The night is still as a mill pond and I suspect it harbours the same forlorn depths. I’m staring through the window at the firmly shut doors of all the sleeping neighbours I have never spoken to on the other side of my street, lit with the lurid orange-grey pallor of what passes for a street light. Doors locked and bolted in pure metaphor. There is a deathly weight to things and as it stales the air I am resigned to the fact that tonight I will not sleep. Details are lost and forms are ill defined on either side of the window pane, blurred into a background that is both miles and inches away at the same time. The street an under water version of its day time self. I try to feel the same way.
For a large portion of my twenties I was stricken by fanciful ideas about faking my own death. Not constantly, it happened in waves. I was unhappy with my job and probably at the end of some wilting toy-romance that I no longer had the energy to terminate and the cyclic misery was sapping my spirit. The point to the plot, of course, was not the dying but the living, starting anew elsewhere as somebody else and leaving my entire tedious life behind me. Tabula rasa.
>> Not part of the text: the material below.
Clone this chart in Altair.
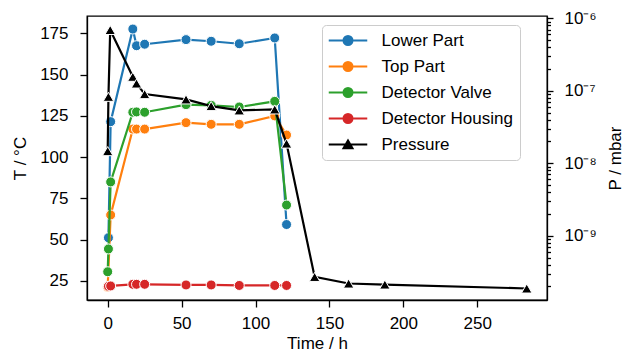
import altair as alt
import pandas as pd

# ---------------- data ----------------
series_names = ["Lower Part", "Top Part", "Detector Valve", "Detector Housing", "Pressure"]
series_colors = ["#1f77b4", "#ff7f0e", "#2ca02c", "#d62728", "#000000"]

lower_time = [0.5, 2, 17, 19.5, 25, 53, 70, 89, 113, 121]
lower_temp = [51.2, 121.5, 177.6, 167.5, 168.4, 171.2, 170.2, 168.7, 172.2, 59.2]

top_time = [0, 2, 17, 19.5, 25, 53, 70, 89, 113, 121]
top_temp = [21.3, 65.0, 117.0, 117.0, 117.0, 120.9, 119.9, 119.9, 125.0, 113.4]

valve_time = [0, 0.5, 2, 17, 19.5, 25, 53, 70, 89, 113, 121]
valve_temp = [30.6, 44.4, 85.0, 127.2, 127.4, 127.2, 131.8, 131.4, 130.4, 133.8, 71.0]

housing_time = [0.5, 2, 17, 19.5, 25, 53, 70, 89, 113, 121]
housing_temp = [21.8, 22.0, 23.0, 23.0, 23.0, 22.6, 22.6, 22.3, 22.3, 22.3]

pressure_time = [0, 0.5, 1.7, 17, 19.5, 25, 53, 70, 89, 113, 121, 140, 163, 187.5, 283.5]
pressure_mbar = [1.47e-8, 8.26e-8, 6.9e-7, 1.56e-7, 1.26e-7, 9.0e-8, 7.6e-8, 6.15e-8,
                 5.36e-8, 5.53e-8, 1.87e-8, 2.7e-10, 2.19e-10, 2.12e-10, 1.87e-10]

# ---------------- axes ----------------
x_ticks = [0, 50, 100, 150, 200, 250]
t_ticks = [25, 50, 75, 100, 125, 150, 175]
p_decades = [1e-10, 1e-9, 1e-8, 1e-7]
p_major = [1e-9, 1e-8, 1e-7, 1e-6]
minor_factors = [2, 3, 4, 5, 6, 7, 8, 9]
p_ticks = p_major + [f * d for d in p_decades for f in minor_factors]

x_domain = [-14.0, 297.2]
t_domain = [13.49, 185.5]
p_domain = [1.297e-10, 1.076e-6]

FONT = "Liberation Sans"
FS = 17

temp_series = [
    ("Lower Part", lower_time, lower_temp),
    ("Top Part", top_time, top_temp),
    ("Detector Valve", valve_time, valve_temp),
    ("Detector Housing", housing_time, housing_temp),
]
color_of = dict(zip(series_names, series_colors))

x_enc = alt.X(
    "time:Q",
    scale=alt.Scale(domain=x_domain, nice=False, zero=False),
    axis=alt.Axis(values=x_ticks, title="Time / h", tickSize=7, labelPadding=8,
                  titlePadding=4, format="d"),
)
y_t_enc = alt.Y(
    "value:Q",
    scale=alt.Scale(domain=t_domain, nice=False, zero=False),
    axis=alt.Axis(values=t_ticks, title="T / °C", tickSize=7, labelPadding=12,
                  titlePadding=10, format="d"),
)

temp_layers = []
for name, tt, vv in temp_series:
    df = pd.DataFrame({"time": tt, "value": vv, "series": name})
    base = alt.Chart(df).encode(x=x_enc, y=y_t_enc)
    temp_layers.append(base.mark_line(color=color_of[name], strokeWidth=2.2))
    temp_layers.append(base.mark_point(filled=True, fill=color_of[name], stroke="white",
                                       strokeWidth=1, size=100, opacity=1))

# legend layer (invisible marks, visible legend)
circle_path = "M-3.85,0L3.85,0M-0.9,0A0.9,0.9,0,1,1,0.9,0A0.9,0.9,0,1,1,-0.9,0Z"
tri_path = "M-3.85,0L3.85,0M0,-0.8L0.9,0.75L-0.9,0.75Z"
legend_paths = [circle_path, circle_path, circle_path, circle_path, tri_path]

leg = alt.Legend(
    title=None, orient="none", legendX=235, legendY=9, direction="vertical",
    padding=7, rowPadding=8, symbolOffset=10.5, labelOffset=25,
    strokeColor="#cccccc", cornerRadius=4, fillColor="white",
    symbolSize=100, symbolStrokeWidth=2, symbolFillColor="black",
    labelFont=FONT, labelFontSize=FS, labelColor="black",
)
legend_df = pd.DataFrame({"series": series_names})
legend_layer = alt.Chart(legend_df).mark_point(filled=True, opacity=0, size=100, strokeWidth=2).encode(
    fill=alt.Fill("series:N", scale=alt.Scale(domain=series_names, range=series_colors),
                  sort=series_names, legend=leg),
    stroke=alt.Stroke("series:N", scale=alt.Scale(domain=series_names, range=series_colors),
                      sort=series_names, legend=leg),
    shape=alt.Shape("series:N", scale=alt.Scale(domain=series_names, range=legend_paths),
                    sort=series_names, legend=leg),
)

temp_chart = alt.layer(*temp_layers, legend_layer)

# pressure
p_df = pd.DataFrame({"time": pressure_time, "p": pressure_mbar})
major_test = "abs(log(datum.value)/LN10 - round(log(datum.value)/LN10)) < 0.01"
sup_expr = ("(" + major_test + ") ? ('10⁻' + ['⁰','¹','²','³','⁴','⁵','⁶','⁷','⁸','⁹']"
            "[round(-log(datum.value)/LN10)]) : ''")
y_p_enc = alt.Y(
    "p:Q",
    scale=alt.Scale(type="log", domain=p_domain, nice=False),
    axis=alt.Axis(orient="right", values=p_ticks, title="P / mbar", labelExpr=sup_expr,
                  tickSize={"condition": {"test": major_test, "value": 6}, "value": 3.5},
                  labelPadding=11, labelOverlap=False, labelBound=False,
                  titleAngle=270, titleBaseline="top", titlePadding=11),
)
p_base = alt.Chart(p_df).encode(x=x_enc, y=y_p_enc)
p_chart = alt.layer(
    p_base.mark_line(color="black", strokeWidth=2.2),
    p_base.mark_point(filled=True, fill="black", stroke="white", strokeWidth=1,
                      size=110, shape="triangle-up", opacity=1),
)

chart = alt.layer(temp_chart, p_chart).resolve_scale(y="independent").properties(
    width=460, height=284,
    autosize=alt.AutoSizeParams(type="none"),
    padding={"left": 87, "top": 16, "right": 84, "bottom": 58},
).configure_view(
    stroke="black", strokeWidth=1.3
).configure_axis(
    grid=False, domainColor="black", domainWidth=1.3, tickColor="black", tickWidth=1.3,
    labelFont=FONT, labelFontSize=FS, labelColor="black",
    titleFont=FONT, titleFontSize=FS, titleFontWeight="normal", titleColor="black",
)

chart.save("out.html", embed_options={"renderer": "svg", "actions": False})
I would park my car up; abandon it off some lonely desolate country road, a deliberate illustration so the bereaved could really grasp my state of mind. Door flung open as though my exit were hurried and careless, money and documents blowing in the wind, a lost suicide with no note. I’d have headed north. I fantasised about working on a farm in Scotland. Something about the supposed simplicity of the land. The lack of responsibility in the face of the elements. I don’t know why it was Scotland in particular; it wasn’t anywhere I’d actually been. Maybe it didn’t even matter. When I finally died for real I wanted it to be on a mountain in India with no one around. The “no one around” was especially important. The snag being that I would’ve been there. I never go away.
There is a void in people that cannot be filled and the futility of our attempts is comedic when viewed from the correct angle. Tragic when lived from the wrong angle. I seldom meet anyone who acknowledges this. Even less those who know they are running, never those that know what they’re running from.
I see now that there was a part of me in those days that did not want to be me at all. An odd thing to imagine I suppose, this mini version of you in your head that is constantly annoyed at everything you do and wants out but cannot leave. Who is that? What am I doing to drive us apart? If I only knew how to listen to him. You see I don’t want to die or to run anymore, I want to hear. But he communicates only in sensations and that is a language that I have forgotten how to speak. What I can say for sure, is those sensations that were once borne of adolescent frustration and fear now manifest as the quiet mature introspections of an insomniac. Age has forged a cosy familiarity between us through all these long dark hours, some sort of intimacy, albeit back to back. A tacit coercion at best. I use our time together to quell the motion in my mind, to stem the tide, to mutely measure our comings and goings against the stoicism of the stars. Waiting for a hint of understanding. Wanting to work it all out for myself. To stop running. To fill the void. To start again.
The night is still as a mill pond and I suspect it harbours the same forlorn depths.